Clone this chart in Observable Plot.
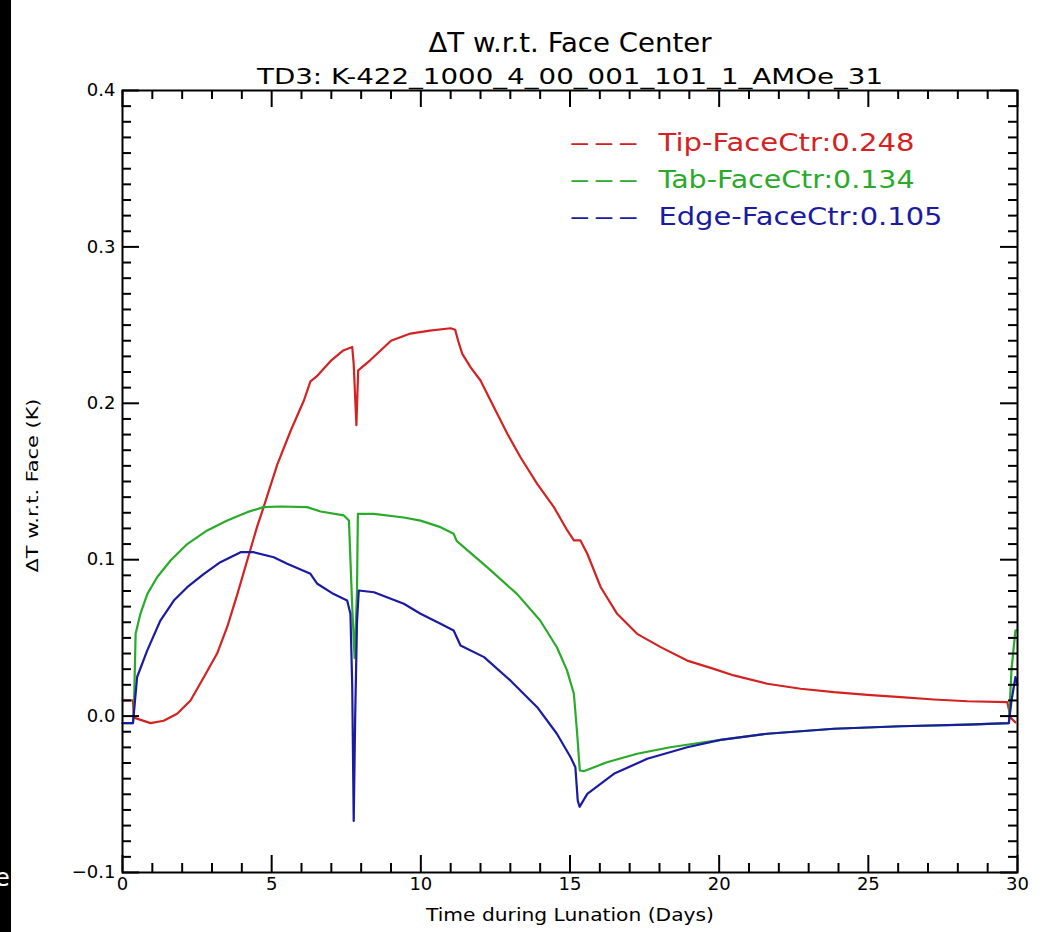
<!DOCTYPE html>
<html>
<head>
<meta charset="utf-8">
<script src="https://cdn.jsdelivr.net/npm/d3@7"></script>
<script src="https://cdn.jsdelivr.net/npm/@observablehq/plot@0.6"></script>
<style>
html, body { margin: 0; padding: 0; background: #fff; }
body { width: 1051px; height: 932px; position: relative; overflow: hidden; font-family: "DejaVu Sans", sans-serif; }
#strip { position: absolute; left: 0; top: 0; width: 11px; height: 932px; background: #000; z-index: 2; overflow: hidden; }
#strip span { position: absolute; left: -5px; top: 866px; color: #fff; font-size: 24px; line-height: 24px; }
#chart { position: absolute; left: 0; top: 0; }
</style>
</head>
<body>
<div id="chart"></div>
<div id="strip"><span>e</span></div>
<script>
// ---- data ----
const titleText = "ΔT w.r.t. Face Center";
const subtitleText = "TD3: K-422_1000_4_00_001_101_1_AMOe_31";
const xLabel = "Time during Lunation (Days)";
const yLabel = "ΔT w.r.t. Face (K)";
const dashText = "— — —";

const seriesNames = ["Tip-FaceCtr:0.248", "Tab-FaceCtr:0.134", "Edge-FaceCtr:0.105"];
const seriesColors = ["#d42222", "#2aaa2a", "#1a1aa2"];

const tipDays = [0, 0.35, 0.38, 0.94, 1.38, 1.83, 2.28, 2.73, 3.17, 3.51, 3.85, 4.18, 4.51, 4.73, 5.19, 5.64, 6.08, 6.3, 6.5, 7.0, 7.4, 7.7, 7.75, 7.84, 7.9, 8.3, 9.0, 9.65, 10.3, 11.0, 11.15, 11.25, 11.39, 11.67, 12.0, 12.45, 12.9, 13.34, 13.9, 14.46, 14.91, 15.13, 15.35, 15.58, 16.03, 16.58, 17.25, 18.04, 18.93, 19.82, 20.49, 21.61, 22.73, 23.85, 24.97, 26.09, 27.2, 28.32, 29.66, 29.77, 29.93];
const tipVals = [0.010, 0.010, -0.001, -0.0045, -0.003, 0.0015, 0.010, 0.025, 0.040, 0.057, 0.078, 0.0995, 0.121, 0.1336, 0.161, 0.1826, 0.2018, 0.214, 0.217, 0.2275, 0.2338, 0.236, 0.225, 0.186, 0.221, 0.2275, 0.240, 0.2446, 0.2465, 0.248, 0.247, 0.240, 0.2316, 0.223, 0.2146, 0.1975, 0.1805, 0.1655, 0.1485, 0.1336, 0.1187, 0.1123, 0.1123, 0.1038, 0.0824, 0.0654, 0.0526, 0.0441, 0.0355, 0.0302, 0.026, 0.0207, 0.0175, 0.0153, 0.0136, 0.0121, 0.0106, 0.0095, 0.0089, -0.001, -0.004];

const tabDays = [0, 0.35, 0.38, 0.44, 0.6, 0.83, 1.16, 1.61, 2.17, 2.84, 3.51, 4.18, 4.73, 5.3, 6.19, 6.64, 7.42, 7.59, 7.7, 7.78, 7.86, 7.89, 8.43, 9.43, 9.99, 10.66, 11.1, 11.2, 11.44, 12.22, 13.23, 14.0, 14.56, 14.9, 15.13, 15.24, 15.33, 15.46, 16.24, 17.25, 18.36, 19.48, 20.05, 21.61, 23.85, 26.09, 28.32, 29.71, 29.8, 29.93, 30];
const tabVals = [-0.0045, -0.0045, 0.002, 0.0526, 0.0654, 0.078, 0.0888, 0.0995, 0.110, 0.1187, 0.125, 0.1304, 0.1336, 0.134, 0.1336, 0.1308, 0.1283, 0.125, 0.07, 0.037, 0.08, 0.1293, 0.1293, 0.127, 0.125, 0.1208, 0.1166, 0.112, 0.108, 0.0952, 0.078, 0.0611, 0.044, 0.0292, 0.0143, -0.0113, -0.0348, -0.0352, -0.0295, -0.0241, -0.0199, -0.0167, -0.0152, -0.0113, -0.0081, -0.0065, -0.0054, -0.0045, 0.03, 0.0547, 0.055];

const edgeDays = [0, 0.35, 0.38, 0.49, 0.83, 1.27, 1.72, 2.17, 2.73, 3.28, 3.96, 4.4, 5.07, 5.52, 6.3, 6.53, 7.08, 7.53, 7.64, 7.7, 7.75, 7.8, 7.86, 7.92, 8.43, 9.43, 9.99, 10.66, 11.1, 11.33, 12.12, 13.0, 13.9, 14.56, 15.02, 15.18, 15.26, 15.32, 15.58, 16.47, 17.59, 18.93, 20.05, 21.61, 23.85, 26.09, 28.32, 29.71, 29.8, 29.93, 30];
const edgeVals = [-0.0045, -0.0045, 0.0015, 0.025, 0.042, 0.0611, 0.0739, 0.0824, 0.091, 0.0984, 0.1048, 0.1048, 0.1016, 0.0974, 0.091, 0.0846, 0.078, 0.0739, 0.0654, 0.02, -0.067, 0.0, 0.06, 0.0803, 0.0792, 0.0718, 0.0654, 0.059, 0.0547, 0.0451, 0.0377, 0.0228, 0.0057, -0.0113, -0.0263, -0.0327, -0.054, -0.058, -0.0497, -0.0369, -0.0273, -0.0199, -0.0152, -0.0113, -0.0081, -0.0065, -0.0054, -0.0045, 0.01, 0.0249, 0.02];

const xMajor = [0, 5, 10, 15, 20, 25, 30];
const xMinor = d3.range(0, 31).filter(d => d % 5 !== 0);
const yMajor = [-0.1, 0.0, 0.1, 0.2, 0.3, 0.4];
const yMinor = d3.range(-10, 41).filter(i => i % 10 !== 0).map(i => i / 100);

// ---- layout ----
const W = 1051, H = 932;
const mL = 122, mR = 34, mT = 90, mB = 60;
const fW = W - mL - mR, fH = H - mT - mB;
const majLen = 17, minLen = 9;

const toRows = (days, vals) => days.map((d, i) => ({day: d, v: vals[i]}));
const seriesRows = [toRows(tipDays, tipVals), toRows(tabDays, tabVals), toRows(edgeDays, edgeVals)];

const tickStyle = {stroke: "black", strokeWidth: 2};

const legendMarks = seriesNames.flatMap((name, i) => [
  Plot.text([dashText], {text: d => d, frameAnchor: "top-left", textAnchor: "start", lineAnchor: "middle",
    dx: 448, dy: 53 + 37 * i, fill: seriesColors[i], fontSize: 24}),
  Plot.text([name], {text: d => d, frameAnchor: "top-left", textAnchor: "start", lineAnchor: "middle",
    dx: 536, dy: 53 + 37 * i, fill: seriesColors[i], fontSize: 24})
]);

const chart = Plot.plot({
  width: W, height: H,
  marginLeft: mL, marginRight: mR, marginTop: mT, marginBottom: mB,
  x: {domain: [0, 30]},
  y: {domain: [-0.1, 0.4]},
  style: {fontFamily: "DejaVu Sans, sans-serif", fontSize: "18px", color: "black", background: "white", overflow: "visible"},
  marks: [
    // data lines
    ...seriesRows.map((rows, i) => Plot.line(rows, {x: "day", y: "v", stroke: seriesColors[i], strokeWidth: 2.2})),
    // inward ticks on all four sides
    Plot.tickX(xMajor, {x: d => d, insetTop: fH - majLen, ...tickStyle}),
    Plot.tickX(xMinor, {x: d => d, insetTop: fH - minLen, ...tickStyle}),
    Plot.tickX(xMajor, {x: d => d, insetBottom: fH - majLen, ...tickStyle}),
    Plot.tickX(xMinor, {x: d => d, insetBottom: fH - minLen, ...tickStyle}),
    Plot.tickY(yMajor, {y: d => d, insetRight: fW - majLen, ...tickStyle}),
    Plot.tickY(yMinor, {y: d => d, insetRight: fW - minLen, ...tickStyle}),
    Plot.tickY(yMajor, {y: d => d, insetLeft: fW - majLen, ...tickStyle}),
    Plot.tickY(yMinor, {y: d => d, insetLeft: fW - minLen, ...tickStyle}),
    Plot.frame({stroke: "black", strokeWidth: 2}),
    // tick labels
    Plot.axisX({ticks: xMajor, tickSize: 0, tickPadding: 5, fontSize: 18, tickFormat: d => String(d), label: null}),
    Plot.axisY({ticks: yMajor, tickSize: 0, tickPadding: 7, fontSize: 18, tickFormat: d3.format(".1f"), label: null}),
    // axis titles
    Plot.text([xLabel], {text: d => d, frameAnchor: "bottom", textAnchor: "middle", lineAnchor: "middle", dy: 43, fontSize: 17}),
    Plot.text([yLabel], {text: d => d, frameAnchor: "left", textAnchor: "middle", lineAnchor: "middle", dx: -90, dy: 4, rotate: -90, fontSize: 16}),
    // title & subtitle
    Plot.text([titleText], {text: d => d, frameAnchor: "top", textAnchor: "middle", lineAnchor: "middle", dy: -47, fontSize: 27}),
    Plot.text([subtitleText], {text: d => d, frameAnchor: "top", textAnchor: "middle", lineAnchor: "middle", dy: -14, fontSize: 22}),
    // legend
    ...legendMarks
  ]
});

document.getElementById("chart").appendChild(chart);

// stretch texts to the widths they have in the reference
const widths = new Map([
  [titleText, 283], [subtitleText, 626], [xLabel, 288], [yLabel, 174], [dashText, 67],
  [seriesNames[0], 256], [seriesNames[1], 256], [seriesNames[2], 284]
]);
chart.querySelectorAll("text").forEach(t => {
  const len = widths.get(t.textContent);
  if (len) {
    t.setAttribute("textLength", len);
    t.setAttribute("lengthAdjust", "spacingAndGlyphs");
  }
});
</script>
</body>
</html>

──────

> **Stated task**
Exactly restate the lines from the beginning of the data through the line with "0.0089, -0.001, -0.004];", and no others, keeping pictures out.

> **Response**
Clone this chart in Observable Plot.
<!DOCTYPE html>
<html>
<head>
<meta charset="utf-8">
<script src="https://cdn.jsdelivr.net/npm/d3@7"></script>
<script src="https://cdn.jsdelivr.net/npm/@observablehq/plot@0.6"></script>
<style>
html, body { margin: 0; padding: 0; background: #fff; }
body { width: 1051px; height: 932px; position: relative; overflow: hidden; font-family: "DejaVu Sans", sans-serif; }
#strip { position: absolute; left: 0; top: 0; width: 11px; height: 932px; background: #000; z-index: 2; overflow: hidden; }
#strip span { position: absolute; left: -5px; top: 866px; color: #fff; font-size: 24px; line-height: 24px; }
#chart { position: absolute; left: 0; top: 0; }
</style>
</head>
<body>
<div id="chart"></div>
<div id="strip"><span>e</span></div>
<script>
// ---- data ----
const titleText = "ΔT w.r.t. Face Center";
const subtitleText = "TD3: K-422_1000_4_00_001_101_1_AMOe_31";
const xLabel = "Time during Lunation (Days)";
const yLabel = "ΔT w.r.t. Face (K)";
const dashText = "— — —";

const seriesNames = ["Tip-FaceCtr:0.248", "Tab-FaceCtr:0.134", "Edge-FaceCtr:0.105"];
const seriesColors = ["#d42222", "#2aaa2a", "#1a1aa2"];

const tipDays = [0, 0.35, 0.38, 0.94, 1.38, 1.83, 2.28, 2.73, 3.17, 3.51, 3.85, 4.18, 4.51, 4.73, 5.19, 5.64, 6.08, 6.3, 6.5, 7.0, 7.4, 7.7, 7.75, 7.84, 7.9, 8.3, 9.0, 9.65, 10.3, 11.0, 11.15, 11.25, 11.39, 11.67, 12.0, 12.45, 12.9, 13.34, 13.9, 14.46, 14.91, 15.13, 15.35, 15.58, 16.03, 16.58, 17.25, 18.04, 18.93, 19.82, 20.49, 21.61, 22.73, 23.85, 24.97, 26.09, 27.2, 28.32, 29.66, 29.77, 29.93];
const tipVals = [0.010, 0.010, -0.001, -0.0045, -0.003, 0.0015, 0.010, 0.025, 0.040, 0.057, 0.078, 0.0995, 0.121, 0.1336, 0.161, 0.1826, 0.2018, 0.214, 0.217, 0.2275, 0.2338, 0.236, 0.225, 0.186, 0.221, 0.2275, 0.240, 0.2446, 0.2465, 0.248, 0.247, 0.240, 0.2316, 0.223, 0.2146, 0.1975, 0.1805, 0.1655, 0.1485, 0.1336, 0.1187, 0.1123, 0.1123, 0.1038, 0.0824, 0.0654, 0.0526, 0.0441, 0.0355, 0.0302, 0.026, 0.0207, 0.0175, 0.0153, 0.0136, 0.0121, 0.0106, 0.0095, 0.0089, -0.001, -0.004];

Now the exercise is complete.